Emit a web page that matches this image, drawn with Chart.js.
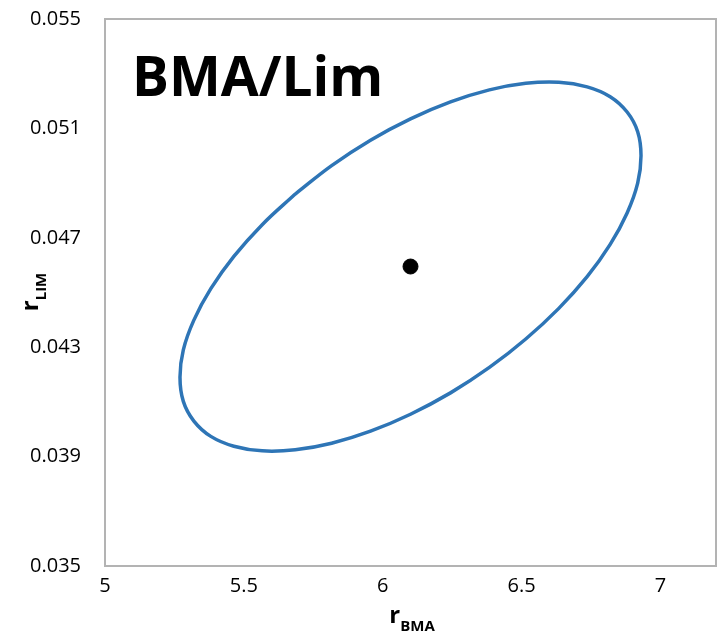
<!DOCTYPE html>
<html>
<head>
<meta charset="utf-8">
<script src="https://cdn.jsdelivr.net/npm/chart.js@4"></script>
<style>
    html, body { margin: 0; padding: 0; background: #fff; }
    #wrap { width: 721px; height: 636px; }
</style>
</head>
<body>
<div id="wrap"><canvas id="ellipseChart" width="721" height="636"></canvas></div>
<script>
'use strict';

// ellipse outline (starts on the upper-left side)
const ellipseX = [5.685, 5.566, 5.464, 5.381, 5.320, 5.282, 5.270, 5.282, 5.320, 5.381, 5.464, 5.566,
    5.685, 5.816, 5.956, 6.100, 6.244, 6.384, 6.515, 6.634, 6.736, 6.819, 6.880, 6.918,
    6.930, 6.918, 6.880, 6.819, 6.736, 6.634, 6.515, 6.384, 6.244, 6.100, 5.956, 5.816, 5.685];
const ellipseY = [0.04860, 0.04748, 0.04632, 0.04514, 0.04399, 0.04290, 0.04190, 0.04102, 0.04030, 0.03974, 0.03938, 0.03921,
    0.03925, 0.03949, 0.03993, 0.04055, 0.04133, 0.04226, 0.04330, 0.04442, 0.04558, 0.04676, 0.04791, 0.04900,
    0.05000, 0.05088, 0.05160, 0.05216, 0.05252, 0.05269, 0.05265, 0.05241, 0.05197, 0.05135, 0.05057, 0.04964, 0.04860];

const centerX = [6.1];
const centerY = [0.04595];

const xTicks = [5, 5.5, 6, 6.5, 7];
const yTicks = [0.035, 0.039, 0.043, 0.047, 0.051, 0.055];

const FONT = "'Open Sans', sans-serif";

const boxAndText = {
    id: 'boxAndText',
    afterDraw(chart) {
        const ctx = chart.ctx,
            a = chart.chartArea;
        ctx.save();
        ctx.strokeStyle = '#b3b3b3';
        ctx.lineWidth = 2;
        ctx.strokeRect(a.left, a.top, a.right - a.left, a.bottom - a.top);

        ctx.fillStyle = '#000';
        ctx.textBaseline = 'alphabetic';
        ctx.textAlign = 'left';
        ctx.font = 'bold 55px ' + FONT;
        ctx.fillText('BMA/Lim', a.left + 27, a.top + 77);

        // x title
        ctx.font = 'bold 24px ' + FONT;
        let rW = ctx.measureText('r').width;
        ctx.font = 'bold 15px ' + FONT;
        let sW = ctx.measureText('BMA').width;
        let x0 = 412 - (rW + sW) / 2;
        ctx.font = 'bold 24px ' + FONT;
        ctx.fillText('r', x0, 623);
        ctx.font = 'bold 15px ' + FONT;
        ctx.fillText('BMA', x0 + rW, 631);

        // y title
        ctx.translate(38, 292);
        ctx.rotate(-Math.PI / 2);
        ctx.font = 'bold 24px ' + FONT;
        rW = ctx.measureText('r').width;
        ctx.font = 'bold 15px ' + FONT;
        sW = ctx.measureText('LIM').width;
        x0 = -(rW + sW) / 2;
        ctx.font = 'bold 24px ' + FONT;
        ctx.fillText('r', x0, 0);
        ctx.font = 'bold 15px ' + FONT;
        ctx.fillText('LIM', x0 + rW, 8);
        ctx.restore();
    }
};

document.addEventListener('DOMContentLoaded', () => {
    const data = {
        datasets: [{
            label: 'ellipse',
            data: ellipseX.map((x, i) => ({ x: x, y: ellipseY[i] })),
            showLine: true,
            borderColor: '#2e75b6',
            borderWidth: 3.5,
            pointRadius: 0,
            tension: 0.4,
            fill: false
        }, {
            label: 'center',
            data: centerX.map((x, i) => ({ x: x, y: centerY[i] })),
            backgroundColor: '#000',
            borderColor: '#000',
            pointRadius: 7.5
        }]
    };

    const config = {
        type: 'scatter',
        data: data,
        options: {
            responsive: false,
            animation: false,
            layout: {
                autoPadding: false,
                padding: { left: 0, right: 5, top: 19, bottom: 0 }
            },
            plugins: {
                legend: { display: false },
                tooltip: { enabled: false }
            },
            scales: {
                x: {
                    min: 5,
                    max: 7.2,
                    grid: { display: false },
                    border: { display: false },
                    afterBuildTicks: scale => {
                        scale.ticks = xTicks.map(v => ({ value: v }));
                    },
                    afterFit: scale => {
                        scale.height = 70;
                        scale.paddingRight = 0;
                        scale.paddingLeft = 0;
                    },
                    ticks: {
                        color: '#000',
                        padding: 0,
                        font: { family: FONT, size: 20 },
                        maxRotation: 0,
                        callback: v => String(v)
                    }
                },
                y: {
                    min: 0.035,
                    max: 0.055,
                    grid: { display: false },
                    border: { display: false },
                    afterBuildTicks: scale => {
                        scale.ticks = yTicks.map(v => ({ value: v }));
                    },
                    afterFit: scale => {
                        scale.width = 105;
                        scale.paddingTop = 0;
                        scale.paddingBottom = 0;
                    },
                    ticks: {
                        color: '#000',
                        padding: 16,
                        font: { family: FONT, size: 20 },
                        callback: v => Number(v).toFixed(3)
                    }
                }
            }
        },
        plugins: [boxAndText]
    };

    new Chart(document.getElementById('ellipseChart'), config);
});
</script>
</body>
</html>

■ ■ ■ ■ ■ ■ ■

**Challenge**
Without any pictures, reproduce the lines from the first one in the material through the line that has "ctx.fillText('BMA', x0 + rW, 631);", exactly as they appear.

**Output of the exercise**
Emit a web page that matches this image, drawn with Chart.js.
<!DOCTYPE html>
<html>
<head>
<meta charset="utf-8">
<script src="https://cdn.jsdelivr.net/npm/chart.js@4"></script>
<style>
    html, body { margin: 0; padding: 0; background: #fff; }
    #wrap { width: 721px; height: 636px; }
</style>
</head>
<body>
<div id="wrap"><canvas id="ellipseChart" width="721" height="636"></canvas></div>
<script>
'use strict';

// ellipse outline (starts on the upper-left side)
const ellipseX = [5.685, 5.566, 5.464, 5.381, 5.320, 5.282, 5.270, 5.282, 5.320, 5.381, 5.464, 5.566,
    5.685, 5.816, 5.956, 6.100, 6.244, 6.384, 6.515, 6.634, 6.736, 6.819, 6.880, 6.918,
    6.930, 6.918, 6.880, 6.819, 6.736, 6.634, 6.515, 6.384, 6.244, 6.100, 5.956, 5.816, 5.685];
const ellipseY = [0.04860, 0.04748, 0.04632, 0.04514, 0.04399, 0.04290, 0.04190, 0.04102, 0.04030, 0.03974, 0.03938, 0.03921,
    0.03925, 0.03949, 0.03993, 0.04055, 0.04133, 0.04226, 0.04330, 0.04442, 0.04558, 0.04676, 0.04791, 0.04900,
    0.05000, 0.05088, 0.05160, 0.05216, 0.05252, 0.05269, 0.05265, 0.05241, 0.05197, 0.05135, 0.05057, 0.04964, 0.04860];

const centerX = [6.1];
const centerY = [0.04595];

const xTicks = [5, 5.5, 6, 6.5, 7];
const yTicks = [0.035, 0.039, 0.043, 0.047, 0.051, 0.055];

const FONT = "'Open Sans', sans-serif";

const boxAndText = {
    id: 'boxAndText',
    afterDraw(chart) {
        const ctx = chart.ctx,
            a = chart.chartArea;
        ctx.save();
        ctx.strokeStyle = '#b3b3b3';
        ctx.lineWidth = 2;
        ctx.strokeRect(a.left, a.top, a.right - a.left, a.bottom - a.top);

        ctx.fillStyle = '#000';
        ctx.textBaseline = 'alphabetic';
        ctx.textAlign = 'left';
        ctx.font = 'bold 55px ' + FONT;
        ctx.fillText('BMA/Lim', a.left + 27, a.top + 77);

        // x title
        ctx.font = 'bold 24px ' + FONT;
        let rW = ctx.measureText('r').width;
        ctx.font = 'bold 15px ' + FONT;
        let sW = ctx.measureText('BMA').width;
        let x0 = 412 - (rW + sW) / 2;
        ctx.font = 'bold 24px ' + FONT;
        ctx.fillText('r', x0, 623);
        ctx.font = 'bold 15px ' + FONT;
        ctx.fillText('BMA', x0 + rW, 631);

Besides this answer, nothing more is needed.